1. 12

Today we’re publishing another Libraries.io open data release with over 311 million rows of metadata about open source projects and the network of dependency data that connects them all.


  2. 4

    This project, like others I’ve found, doesn’t seem handle to Python dependencies properly. For example, Flask 0.12 is listed as having no dependencies, but actually it depends on Werkzeug, Jinja2, click, and itsdangerous. [1]

    I think this is because these sites are grabbing package JSON data from Pypi, but many (most?) packages don’t declare their dependencies there. As far as I know the only way to accurately resolve dependencies for Python packages is

    1. Grab the Wheel (if there is one) and inspect the metadata.json file, otherwise
    2. Download the source distribution and actually install the package. This is very often necessary, as many projects (or older releases) don’t have a Wheel.

    I’ve been working on a project that actually has the correct dependency graph for Python libraries. I’ve had to follow the approach above. It’s not quite ready to show the world, but I’m hoping it’ll be interesting for people.

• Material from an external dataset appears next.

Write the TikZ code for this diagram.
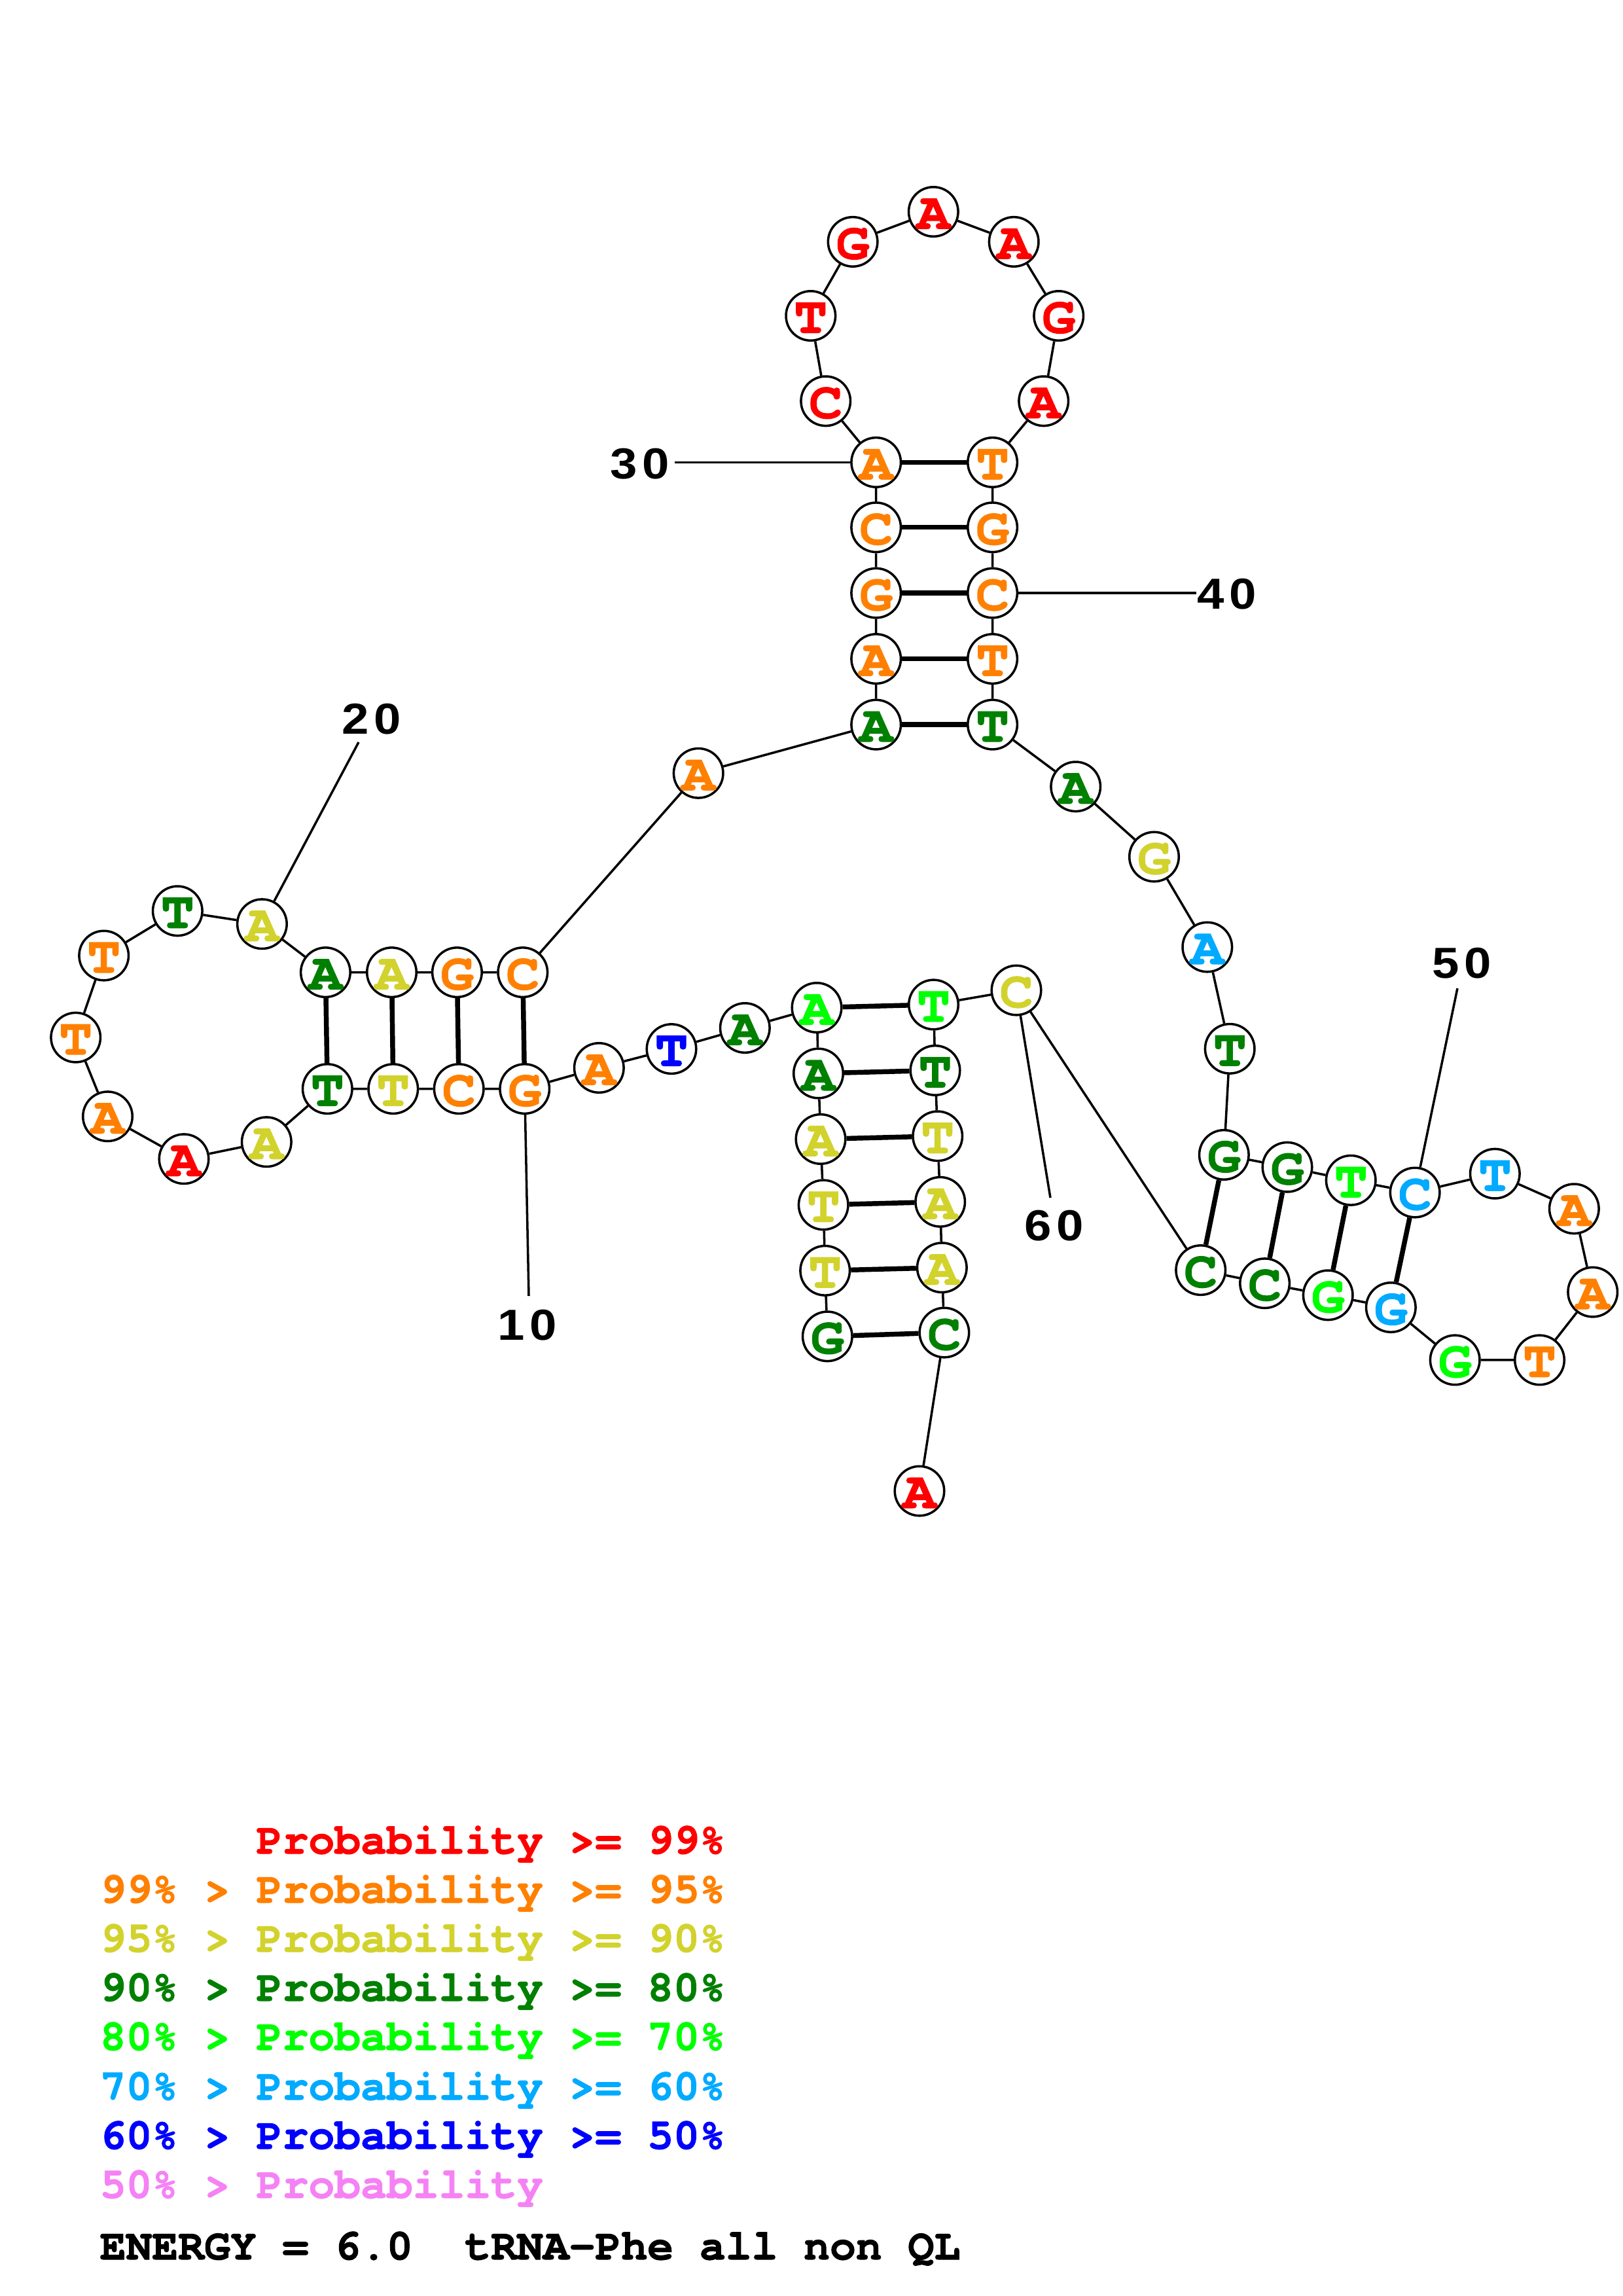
\documentclass[tikz,border=0pt]{standalone}
\usepackage{fontspec}
\newfontfamily\nucfont[FakeStretch=1.08,FakeBold=1.5]{TeX Gyre Cursor}
\newfontfamily\legfont[FakeBold=1.5]{TeX Gyre Cursor}
\newfontfamily\numfont[FakeStretch=1.12,LetterSpace=12]{Liberation Sans}
\definecolor{cRed}{RGB}{255,0,0}
\definecolor{cOrange}{RGB}{255,128,0}
\definecolor{cYellow}{RGB}{210,210,45}
\definecolor{cDGreen}{RGB}{0,128,0}
\definecolor{cBGreen}{RGB}{0,255,0}
\definecolor{cLBlue}{RGB}{0,170,255}
\definecolor{cBlue}{RGB}{0,0,255}
\definecolor{cPink}{RGB}{245,130,245}
\tikzset{
  nt/.style={circle, draw=black, line width=0.85pt, fill=white, minimum size=6.4mm, inner sep=0pt,
    text height=4.4mm, text depth=0pt,
    font=\nucfont\bfseries\fontsize{19}{19}\selectfont},
  bb/.style={line width=0.85pt, black},
  bp/.style={line width=1.8pt, black},
  lbl/.style={line width=0.85pt, black},
  num/.style={inner sep=0pt, font=\numfont\bfseries\fontsize{16}{16}\selectfont},
  leg/.style={anchor=base west, inner sep=0pt, font=\legfont\bfseries\fontsize{16}{16}\selectfont}
}
\newcommand\nt[5]{\node[nt,text=#5] (n#1) at (#2,#3) {#4};}
\begin{document}
\begin{tikzpicture}[x=0.08471mm, y=-0.08471mm]
\useasboundingbox (0,0) rectangle (2479,3508);
\fill[white] (0,0) rectangle (2479,3508);
% nucleotides
\nt{1}{1264.3}{2041.8}{G}{cDGreen}
\nt{2}{1260.7}{1941.3}{T}{cYellow}
\nt{3}{1258.2}{1840.9}{T}{cYellow}
\nt{4}{1254}{1740.4}{A}{cYellow}
\nt{5}{1250.5}{1640}{A}{cDGreen}
\nt{6}{1248}{1539.5}{A}{cBGreen}
\nt{7}{1138.3}{1570.5}{A}{cDGreen}
\nt{8}{1026}{1602.6}{T}{cBlue}
\nt{9}{915.3}{1631.5}{A}{cOrange}
\nt{10}{801.7}{1663.6}{G}{cOrange}
\nt{11}{701.2}{1663.6}{C}{cOrange}
\nt{12}{600.8}{1663.6}{T}{cYellow}
\nt{13}{500.3}{1663.6}{T}{cDGreen}
\nt{14}{407.3}{1744.7}{A}{cYellow}
\nt{15}{281}{1770.7}{A}{cRed}
\nt{16}{164.5}{1705.7}{A}{cOrange}
\nt{17}{115.7}{1585.1}{T}{cOrange}
\nt{18}{158.7}{1460}{T}{cOrange}
\nt{19}{271.3}{1391.8}{T}{cDGreen}
\nt{20}{400.4}{1411.7}{A}{cYellow}
\nt{21}{497.4}{1485.6}{A}{cDGreen}
\nt{22}{598.5}{1485.6}{A}{cYellow}
\nt{23}{698.4}{1485.6}{G}{cOrange}
\nt{24}{798.8}{1485.6}{C}{cOrange}
\nt{25}{1067.2}{1181.3}{A}{cOrange}
\nt{26}{1338.7}{1107.1}{A}{cDGreen}
\nt{27}{1338.7}{1006.6}{A}{cOrange}
\nt{28}{1338.7}{906.1}{G}{cOrange}
\nt{29}{1338.7}{805.7}{C}{cOrange}
\nt{30}{1338.7}{706.4}{A}{cOrange}
\nt{31}{1261.7}{612.8}{C}{cRed}
\nt{32}{1238.8}{482.5}{T}{cRed}
\nt{33}{1303.1}{369.4}{G}{cRed}
\nt{34}{1426.3}{323.5}{A}{cRed}
\nt{35}{1549.2}{369.4}{A}{cRed}
\nt{36}{1617.7}{482.5}{G}{cRed}
\nt{37}{1594.7}{612.8}{A}{cRed}
\nt{38}{1516.6}{706.4}{T}{cOrange}
\nt{39}{1516.6}{805.7}{G}{cOrange}
\nt{40}{1516.6}{906.1}{C}{cOrange}
\nt{41}{1516.6}{1006.6}{T}{cOrange}
\nt{42}{1516.6}{1107.1}{T}{cDGreen}
\nt{43}{1643.7}{1201.8}{A}{cDGreen}
\nt{44}{1763.5}{1309}{G}{cYellow}
\nt{45}{1844.8}{1447}{A}{cLBlue}
\nt{46}{1879.2}{1602.3}{T}{cDGreen}
\nt{47}{1870.3}{1764.4}{G}{cDGreen}
\nt{48}{1967}{1783.2}{G}{cDGreen}
\nt{49}{2064.2}{1803.3}{T}{cBGreen}
\nt{50}{2162.1}{1822}{C}{cLBlue}
\nt{51}{2284.3}{1793.2}{T}{cLBlue}
\nt{52}{2405.3}{1846.8}{A}{cOrange}
\nt{53}{2433.7}{1974.1}{A}{cOrange}
\nt{54}{2352.5}{2077.9}{T}{cOrange}
\nt{55}{2223.2}{2077.9}{G}{cBGreen}
\nt{56}{2125.3}{1997.5}{G}{cLBlue}
\nt{57}{2029.2}{1978.8}{G}{cBGreen}
\nt{58}{1932.6}{1960.7}{C}{cDGreen}
\nt{59}{1834.7}{1940.6}{C}{cDGreen}
\nt{60}{1553}{1513}{C}{cYellow}
\nt{61}{1426.5}{1534.9}{T}{cBGreen}
\nt{62}{1429}{1635.4}{T}{cDGreen}
\nt{63}{1432.7}{1735.8}{T}{cYellow}
\nt{64}{1436.7}{1836.3}{A}{cYellow}
\nt{65}{1439.3}{1936.7}{A}{cYellow}
\nt{66}{1442.9}{2036}{C}{cDGreen}
\nt{67}{1405}{2278}{A}{cRed}
% backbone
\draw[bb] (n1) -- (n2) -- (n3) -- (n4) -- (n5) -- (n6) -- (n7) -- (n8) -- (n9) -- (n10)
  -- (n11) -- (n12) -- (n13) -- (n14) -- (n15) -- (n16) -- (n17) -- (n18) -- (n19) -- (n20)
  -- (n21) -- (n22) -- (n23) -- (n24) -- (n25) -- (n26) -- (n27) -- (n28) -- (n29) -- (n30)
  -- (n31) -- (n32) -- (n33) -- (n34) -- (n35) -- (n36) -- (n37) -- (n38) -- (n39) -- (n40)
  -- (n41) -- (n42) -- (n43) -- (n44) -- (n45) -- (n46) -- (n47) -- (n48) -- (n49) -- (n50)
  -- (n51) -- (n52) -- (n53) -- (n54) -- (n55) -- (n56) -- (n57) -- (n58) -- (n59) -- (n60)
  -- (n61) -- (n62) -- (n63) -- (n64) -- (n65) -- (n66) -- (n67);
% base pairs
\foreach \a/\b in {1/66,2/65,3/64,4/63,5/62,6/61,10/24,11/23,12/22,13/21,
                   26/42,27/41,28/40,29/39,30/38,47/59,48/58,49/57,50/56}
  \draw[bp] (n\a) -- (n\b);
% numbering
\coordinate (e10) at (808,1980);
\coordinate (e20) at (548,1134);
\coordinate (e30) at (1031,706.4);
\coordinate (e40) at (1828,906.1);
\coordinate (e50) at (2227,1510);
\coordinate (e60) at (1605,1830);
\draw[lbl] (n10) -- (e10);
\draw[lbl] (n20) -- (e20);
\draw[lbl] (n30) -- (e30);
\draw[lbl] (n40) -- (e40);
\draw[lbl] (n50) -- (e50);
\draw[lbl] (n60) -- (e60);
\node[num] (t10) at (805.5,2025) {10};
\node[num] (t20) at (568,1099) {20};
\node[num] (t30) at (978,709) {30};
\node[num] (t40) at (1875,908) {40};
\node[num] (t50) at (2234,1472) {50};
\node[num] (t60) at (1611,1873) {60};
% legend
\node[leg, text=cRed] (l1) at (391,2832) {Probability >= 99\%};
\node[leg, text=cOrange] (l2) at (152,2907) {99\% > Probability >= 95\%};
\node[leg, text=cYellow] (l3) at (152,2982) {95\% > Probability >= 90\%};
\node[leg, text=cDGreen] (l4) at (152,3057) {90\% > Probability >= 80\%};
\node[leg, text=cBGreen] (l5) at (152,3132) {80\% > Probability >= 70\%};
\node[leg, text=cLBlue] (l6) at (152,3208) {70\% > Probability >= 60\%};
\node[leg, text=cBlue] (l7) at (152,3283) {60\% > Probability >= 50\%};
\node[leg, text=cPink] (l8) at (152,3358) {50\% > Probability};
\node[leg, text=black] (l9) at (152,3452) {ENERGY = 6.0~~tRNA-Phe all non QL};
\end{tikzpicture}
\end{document}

    [1] https://libraries.io/pypi/Flask/0.12

    1. 2

      Yeah python dependencies are not easily machine readable, and for the moment I’m trying to avoid executing setup.py files downloaded from the internet on the Libraries.io servers, any help contributing better python support would be great.

      1. 3

        I’m trying to avoid executing setup.py files downloaded from the internet on the Libraries.io servers

        That’s wise - I’ve seen all sorts of shenanigans in those files. Just importing some of them causes attempted sudo operations.

        1. 2

          I’m not particularly familiar with the python world, but this sounds like the perfect use-case for containers, no?

          Note I said containers not “docker”. I believe what you want is a quick “spin up $distro, install $package, analyse installed deps” flow, which imo would suit lxc/lxd perfectly.

          1. 2

            I’ve hacked something similar together over here: https://github.com/librariesio/pydeps

            1. 2

              You’re right - I solved this issue by using docker

              1. 2

                Yup. The place I work at (shameless plug: https://fossa.io) does this using ephemeral Docker containers.

                We scan projects to check if they’re compliant with the licenses of their open source libraries. To do this, we need to compute the dependency graph of a project. For most build systems (the exceptions are usually NPM and Golang tools), this means running a full build to execute any arbitrary build scripts.

                If you only do static analysis of package manifests, you tend to overreport and underreport – you’ll miss packages brought in by build scripts, and you’ll have extra packages (or extra versions of packages) that are included in the manifest but might be unused/optimised out by the build system/brought in by version constraint solver weirdness.